> TASK BRIEF:
Print nothing but the lines from the start of the listing below through the line that contains "temperature = np.arange(10, 401, 10)". Do not include the pictures.

> DATASET EXTRACT:

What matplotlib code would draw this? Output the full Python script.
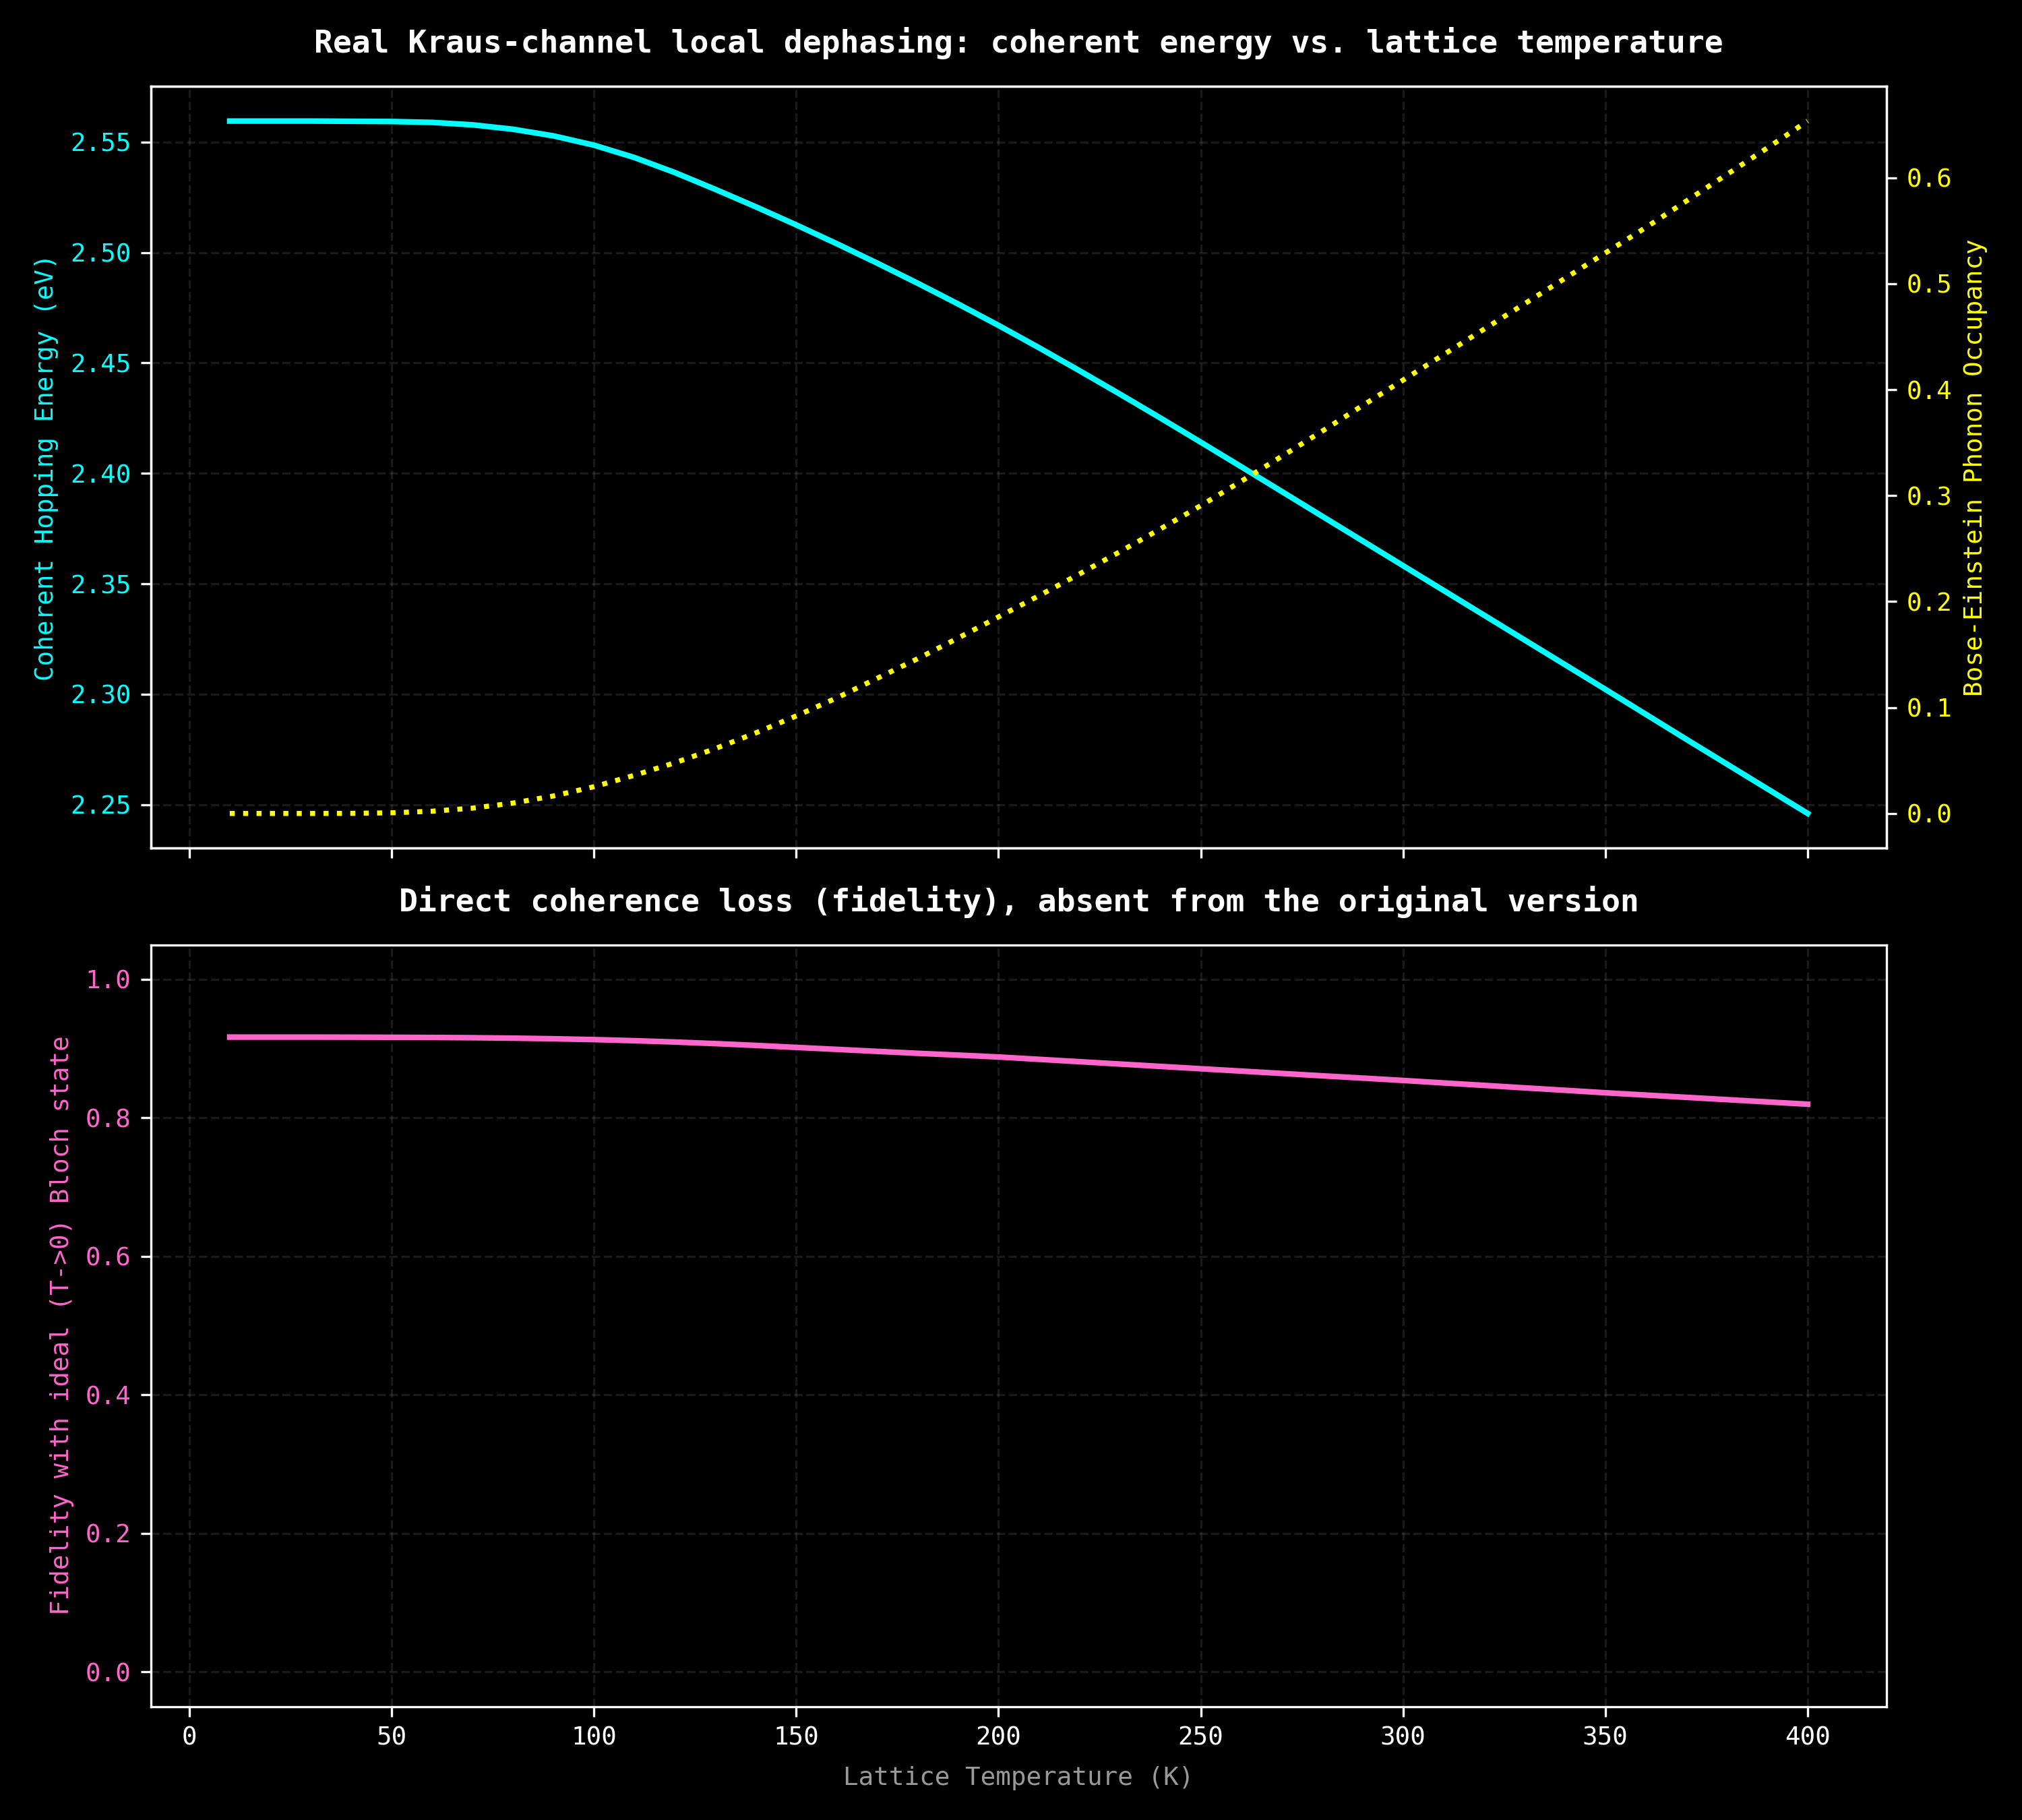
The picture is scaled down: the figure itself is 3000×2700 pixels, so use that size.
import numpy as np
import matplotlib
matplotlib.use("Agg")
import matplotlib.pyplot as plt

# values (every 10 K)
temperature = np.arange(10, 401, 10)

hopping_energy = [
    2.5595, 2.5595, 2.5595, 2.5594, 2.5593, 2.5589, 2.5578, 2.5558, 2.5528, 2.5486,
    2.5430, 2.5362, 2.5286, 2.5207, 2.5125, 2.5040, 2.4952, 2.4861, 2.4767, 2.4670,
    2.4569, 2.4465, 2.4359, 2.4251, 2.4141, 2.4030, 2.3918, 2.3806, 2.3694, 2.3582,
    2.3470, 2.3358, 2.3246, 2.3134, 2.3022, 2.2909, 2.2796, 2.2684, 2.2572, 2.2460,
]

occupancy = [
    0.0, 0.0, 0.0, 0.0001, 0.0006, 0.0021, 0.0050, 0.0098, 0.0165, 0.0252,
    0.0360, 0.0478, 0.0612, 0.0760, 0.0920, 0.1090, 0.1275, 0.1460, 0.1655, 0.1855,
    0.2055, 0.2260, 0.2470, 0.2685, 0.2905, 0.3135, 0.3370, 0.3608, 0.3850, 0.4090,
    0.4330, 0.4570, 0.4810, 0.5050, 0.5290, 0.5530, 0.5780, 0.6030, 0.6280, 0.6535,
]

fidelity = [
    0.9167, 0.9167, 0.9167, 0.9166, 0.9164, 0.9162, 0.9158, 0.9152, 0.9143, 0.9131,
    0.9115, 0.9096, 0.9073, 0.9047, 0.9018, 0.8990, 0.8961, 0.8933, 0.8907, 0.8880,
    0.8846, 0.8812, 0.8778, 0.8744, 0.8710, 0.8676, 0.8642, 0.8608, 0.8575, 0.8541,
    0.8505, 0.8470, 0.8434, 0.8399, 0.8363, 0.8330, 0.8297, 0.8264, 0.8231, 0.8198,
]

plt.style.use("dark_background")
plt.rcParams["font.family"] = ["DejaVu Sans Mono"]

CYAN = "#00ffff"
YELLOW = "#ffff00"
PINK = "#ff66cc"
GRID = dict(color="gray", linestyle="--", linewidth=0.8, alpha=0.2)

fig, (ax1, ax3) = plt.subplots(2, 1, figsize=(10, 9), dpi=300, sharex=True)
fig.subplots_adjust(left=0.0746, right=0.933, top=0.9525, bottom=0.0624, hspace=0.127)

# top panel: hopping energy + occupancy on twin axis
ax1.plot(temperature, hopping_energy, color=CYAN, lw=2)
ax1.set_ylabel("Coherent Hopping Energy (eV)", color=CYAN, fontsize=9)
ax1.tick_params(axis="y", labelcolor=CYAN, labelsize=9)
ax1.tick_params(axis="x", labelsize=9)
ax1.grid(True, **GRID)
ax1.set_title("Real Kraus-channel local dephasing: coherent energy vs. lattice temperature",
              fontsize=11.15, fontweight="bold", pad=12)

ax2 = ax1.twinx()
ax2.plot(temperature, occupancy, color=YELLOW, lw=1.8, linestyle=":")
ax2.set_ylabel("Bose-Einstein Phonon Occupancy", color=YELLOW, fontsize=9)
ax2.tick_params(axis="y", labelcolor=YELLOW, labelsize=9)

# bottom panel: fidelity
ax3.plot(temperature, fidelity, color=PINK, lw=2)
ax3.set_ylim(-0.05, 1.05)
ax3.set_ylabel("Fidelity with ideal (T->0) Bloch state", color=PINK, fontsize=9)
ax3.set_xlabel("Lattice Temperature (K)", color="#999999", fontsize=9, labelpad=5.5)
ax3.tick_params(axis="y", labelcolor=PINK, labelsize=9)
ax3.tick_params(axis="x", labelsize=9)
ax3.grid(True, **GRID)
ax3.set_title("Direct coherence loss (fidelity), absent from the original version",
              fontsize=11.15, fontweight="bold", pad=12)

fig.savefig("out.png", dpi=300)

> WORKED SOLUTION:
What matplotlib code would draw this? Output the full Python script.
The picture is scaled down: the figure itself is 3000×2700 pixels, so use that size.
import numpy as np
import matplotlib
matplotlib.use("Agg")
import matplotlib.pyplot as plt

# values (every 10 K)
temperature = np.arange(10, 401, 10)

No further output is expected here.